GIVEN TASK: Go through the listing and set it down exactly, leaving out its pictures.

-- Begin STORED DATA --

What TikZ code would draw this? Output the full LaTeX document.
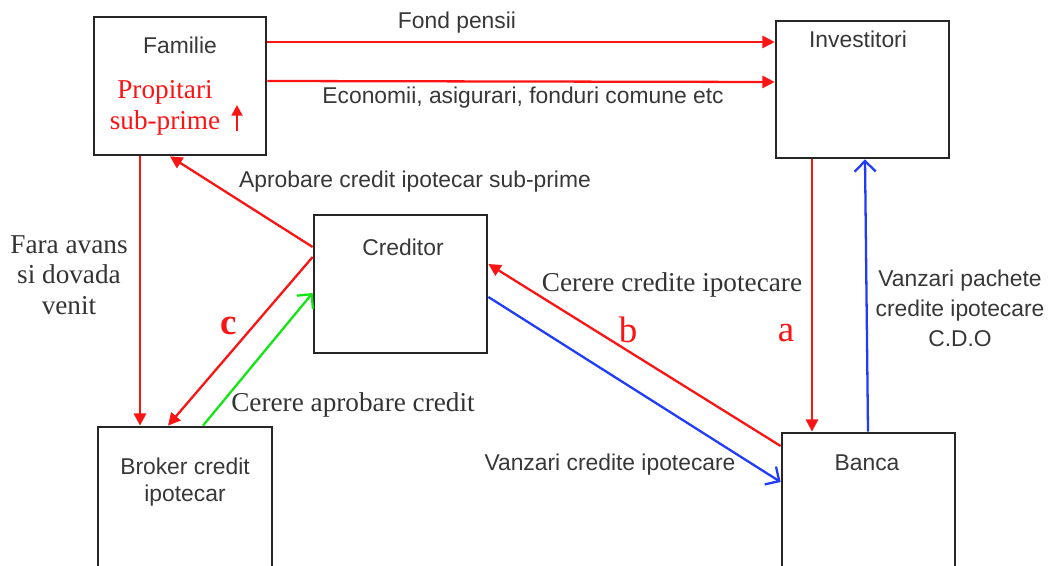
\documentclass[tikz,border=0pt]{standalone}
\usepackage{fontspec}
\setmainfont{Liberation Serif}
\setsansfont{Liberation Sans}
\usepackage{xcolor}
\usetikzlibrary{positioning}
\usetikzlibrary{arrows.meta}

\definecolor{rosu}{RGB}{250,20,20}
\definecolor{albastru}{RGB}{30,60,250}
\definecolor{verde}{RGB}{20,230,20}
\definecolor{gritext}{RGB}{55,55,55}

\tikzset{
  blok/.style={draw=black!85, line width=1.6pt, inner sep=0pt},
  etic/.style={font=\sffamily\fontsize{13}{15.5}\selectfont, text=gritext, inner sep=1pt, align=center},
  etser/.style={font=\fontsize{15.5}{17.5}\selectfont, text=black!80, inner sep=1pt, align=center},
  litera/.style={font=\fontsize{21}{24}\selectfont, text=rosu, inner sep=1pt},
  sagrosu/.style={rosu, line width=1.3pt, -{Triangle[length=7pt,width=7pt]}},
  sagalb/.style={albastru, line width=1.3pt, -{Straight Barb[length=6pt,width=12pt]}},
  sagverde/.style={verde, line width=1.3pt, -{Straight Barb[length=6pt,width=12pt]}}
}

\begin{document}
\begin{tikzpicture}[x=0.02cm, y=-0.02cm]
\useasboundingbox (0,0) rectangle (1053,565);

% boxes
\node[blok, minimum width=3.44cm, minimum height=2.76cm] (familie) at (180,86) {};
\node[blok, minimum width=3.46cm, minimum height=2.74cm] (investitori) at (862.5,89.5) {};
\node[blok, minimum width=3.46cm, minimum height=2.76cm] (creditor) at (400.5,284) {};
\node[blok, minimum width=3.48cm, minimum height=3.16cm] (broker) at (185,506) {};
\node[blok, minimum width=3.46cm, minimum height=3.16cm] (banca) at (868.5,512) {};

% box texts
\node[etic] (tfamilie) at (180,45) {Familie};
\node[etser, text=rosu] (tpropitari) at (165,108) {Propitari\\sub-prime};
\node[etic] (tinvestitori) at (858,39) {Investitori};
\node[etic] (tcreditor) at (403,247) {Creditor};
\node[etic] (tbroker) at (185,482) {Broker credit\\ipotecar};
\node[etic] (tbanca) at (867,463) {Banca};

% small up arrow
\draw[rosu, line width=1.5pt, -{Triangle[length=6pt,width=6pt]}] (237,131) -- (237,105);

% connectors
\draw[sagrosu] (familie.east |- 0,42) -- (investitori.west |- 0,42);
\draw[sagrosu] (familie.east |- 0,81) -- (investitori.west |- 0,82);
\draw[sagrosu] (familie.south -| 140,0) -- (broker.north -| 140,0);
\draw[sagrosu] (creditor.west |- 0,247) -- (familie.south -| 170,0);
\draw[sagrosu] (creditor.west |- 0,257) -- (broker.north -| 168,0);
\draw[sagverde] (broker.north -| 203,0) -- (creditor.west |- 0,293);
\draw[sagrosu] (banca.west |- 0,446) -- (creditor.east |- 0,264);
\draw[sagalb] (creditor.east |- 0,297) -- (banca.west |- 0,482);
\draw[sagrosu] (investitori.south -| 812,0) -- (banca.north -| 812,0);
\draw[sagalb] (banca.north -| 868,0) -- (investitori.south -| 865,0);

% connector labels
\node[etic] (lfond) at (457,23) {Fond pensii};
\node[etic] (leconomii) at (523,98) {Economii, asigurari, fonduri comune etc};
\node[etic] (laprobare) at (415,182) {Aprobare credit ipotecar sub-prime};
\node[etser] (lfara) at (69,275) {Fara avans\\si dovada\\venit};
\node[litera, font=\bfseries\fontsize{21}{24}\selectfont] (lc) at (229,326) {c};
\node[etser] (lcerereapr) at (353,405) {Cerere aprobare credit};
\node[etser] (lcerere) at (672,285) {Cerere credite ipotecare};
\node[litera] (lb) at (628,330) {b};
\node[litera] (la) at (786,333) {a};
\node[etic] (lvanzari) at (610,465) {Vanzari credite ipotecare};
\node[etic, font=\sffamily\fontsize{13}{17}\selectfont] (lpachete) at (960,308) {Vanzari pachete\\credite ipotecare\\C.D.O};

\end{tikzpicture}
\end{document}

-- End STORED DATA --

EXERCISE SOLUTION:
What TikZ code would draw this? Output the full LaTeX document.
\documentclass[tikz,border=0pt]{standalone}
\usepackage{fontspec}
\setmainfont{Liberation Serif}
\setsansfont{Liberation Sans}
\usepackage{xcolor}
\usetikzlibrary{positioning}
\usetikzlibrary{arrows.meta}

\definecolor{rosu}{RGB}{250,20,20}
\definecolor{albastru}{RGB}{30,60,250}
\definecolor{verde}{RGB}{20,230,20}
\definecolor{gritext}{RGB}{55,55,55}

\tikzset{
  blok/.style={draw=black!85, line width=1.6pt, inner sep=0pt},
  etic/.style={font=\sffamily\fontsize{13}{15.5}\selectfont, text=gritext, inner sep=1pt, align=center},
  etser/.style={font=\fontsize{15.5}{17.5}\selectfont, text=black!80, inner sep=1pt, align=center},
  litera/.style={font=\fontsize{21}{24}\selectfont, text=rosu, inner sep=1pt},
  sagrosu/.style={rosu, line width=1.3pt, -{Triangle[length=7pt,width=7pt]}},
  sagalb/.style={albastru, line width=1.3pt, -{Straight Barb[length=6pt,width=12pt]}},
  sagverde/.style={verde, line width=1.3pt, -{Straight Barb[length=6pt,width=12pt]}}
}

\begin{document}
\begin{tikzpicture}[x=0.02cm, y=-0.02cm]
\useasboundingbox (0,0) rectangle (1053,565);

% boxes
\node[blok, minimum width=3.44cm, minimum height=2.76cm] (familie) at (180,86) {};
\node[blok, minimum width=3.46cm, minimum height=2.74cm] (investitori) at (862.5,89.5) {};
\node[blok, minimum width=3.46cm, minimum height=2.76cm] (creditor) at (400.5,284) {};
\node[blok, minimum width=3.48cm, minimum height=3.16cm] (broker) at (185,506) {};
\node[blok, minimum width=3.46cm, minimum height=3.16cm] (banca) at (868.5,512) {};

% box texts
\node[etic] (tfamilie) at (180,45) {Familie};
\node[etser, text=rosu] (tpropitari) at (165,108) {Propitari\\sub-prime};
\node[etic] (tinvestitori) at (858,39) {Investitori};
\node[etic] (tcreditor) at (403,247) {Creditor};
\node[etic] (tbroker) at (185,482) {Broker credit\\ipotecar};
\node[etic] (tbanca) at (867,463) {Banca};

% small up arrow
\draw[rosu, line width=1.5pt, -{Triangle[length=6pt,width=6pt]}] (237,131) -- (237,105);

% connectors
\draw[sagrosu] (familie.east |- 0,42) -- (investitori.west |- 0,42);
\draw[sagrosu] (familie.east |- 0,81) -- (investitori.west |- 0,82);
\draw[sagrosu] (familie.south -| 140,0) -- (broker.north -| 140,0);
\draw[sagrosu] (creditor.west |- 0,247) -- (familie.south -| 170,0);
\draw[sagrosu] (creditor.west |- 0,257) -- (broker.north -| 168,0);
\draw[sagverde] (broker.north -| 203,0) -- (creditor.west |- 0,293);
\draw[sagrosu] (banca.west |- 0,446) -- (creditor.east |- 0,264);
\draw[sagalb] (creditor.east |- 0,297) -- (banca.west |- 0,482);
\draw[sagrosu] (investitori.south -| 812,0) -- (banca.north -| 812,0);
\draw[sagalb] (banca.north -| 868,0) -- (investitori.south -| 865,0);

% connector labels
\node[etic] (lfond) at (457,23) {Fond pensii};
\node[etic] (leconomii) at (523,98) {Economii, asigurari, fonduri comune etc};
\node[etic] (laprobare) at (415,182) {Aprobare credit ipotecar sub-prime};
\node[etser] (lfara) at (69,275) {Fara avans\\si dovada\\venit};
\node[litera, font=\bfseries\fontsize{21}{24}\selectfont] (lc) at (229,326) {c};
\node[etser] (lcerereapr) at (353,405) {Cerere aprobare credit};
\node[etser] (lcerere) at (672,285) {Cerere credite ipotecare};
\node[litera] (lb) at (628,330) {b};
\node[litera] (la) at (786,333) {a};
\node[etic] (lvanzari) at (610,465) {Vanzari credite ipotecare};
\node[etic, font=\sffamily\fontsize{13}{17}\selectfont] (lpachete) at (960,308) {Vanzari pachete\\credite ipotecare\\C.D.O};

\end{tikzpicture}
\end{document}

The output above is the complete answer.